Por telefone – A credibilidade do ministro da Economia, Domingo Cavallo, não despenca apenas na Argentina. Num esquema de suposta surdina, ele foi para Nova York na segunda-feira 22, à noite, para tentar convencer investidores, o governo americano e organismos multilaterais de crédito a conceder uma nova ajuda financeira ao país. Fracassou em tudo: não pôde manter a viagem em segredo e só conseguiu pedir mais dinheiro ao FMI na quinta-feira 25, já de volta a Buenos Aires, e por telefone. Pediu recursos novos: antecipação da parcela prometida para dezembro, de US$ 1,26 bilhão; perdão para um possível desvio do plano de “déficit zero” no terceiro trimestre; e ajuda para o país obter garantias adicionais do BID e do Bird para uma nova troca de títulos. A resposta foi curta e grossa: o FMI está enviando uma tropa de técnicos para a Argentina nos próximos dias.
Foi o próprio Cavallo que criou essa história inverossímil do “déficit zero”. Fez isso porque estava com medo de não receber mais nada do Fundo e porque já na metade deste ano o país batia o limite máximo que estava programado para o déficit em todo o ano, de US$ 6,2 bilhões. O problema é que, se não cumprir a meta, o país terá muitas dificuldades para receber novos desembolsos. Daí a armadilha.
Cavallo não afunda sozinho. A crise bate no cargo do presidente: os justicialistas cogitam da renúncia institucional de De la Rúa, idéia do deputado Eduardo Di Cola, de Córdoba. “Um governo como este, que não governa, é o pior cenário para o país”, disse ao diário Página 12. No Congresso, a oposição e mesmo parlamentares ligados ao governo articulam acabar de vez com os superpoderes dados ao ministro Cavallo quando ele assumiu. Isso se ele não cair antes.
O governo federal deve às províncias mais de US$ 500 milhões por haver retido parte da participação de julho, agosto e setembro para conseguir o déficit zero e equilibrar suas contas. Não conseguiu e agora acirra o conflito com os 23 governadores e o prefeito de Buenos Aires, porque, em poucas palavras, quer tirar mais dinheiro deles.
Pacote – O tão esperado pacote econômico – que, entre outras coisas, prevê a redução de repasse de verbas para as províncias e a possibilidade de redução de juros de 20% para 7% nas dívidas locais com os bancos – não sai do papel e acaba com a paciência dos investidores. Na sexta-feira 26, logo depois da entrevista coletiva, o ministro Cavallo se reuniu com o presidente Fernando de la Rúa para, segundo ele, decidir os últimos detalhes das medidas que o governo anunciará em breve para impulsionar a recuperação da economia.
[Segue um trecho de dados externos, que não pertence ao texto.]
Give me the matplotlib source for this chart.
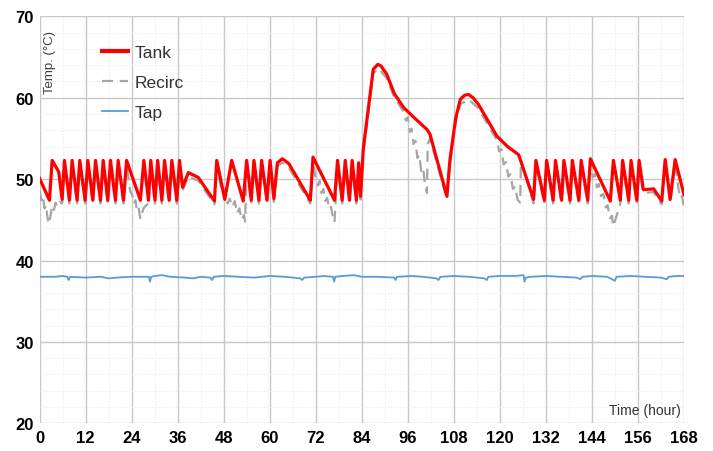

Sejam quais forem as mudanças, o novo pacote “não será um tiro de misericórdia na crise argentina”, disse o ex-presidente do Banco Central, Gustavo Franco, no Fórum das Américas, realizado na semana passada em São Paulo. De acordo com ele, as medidas serão vistas como uma boa notícia, dando sobrevida à economia da Argentina, “mas não será um pacote redentor”.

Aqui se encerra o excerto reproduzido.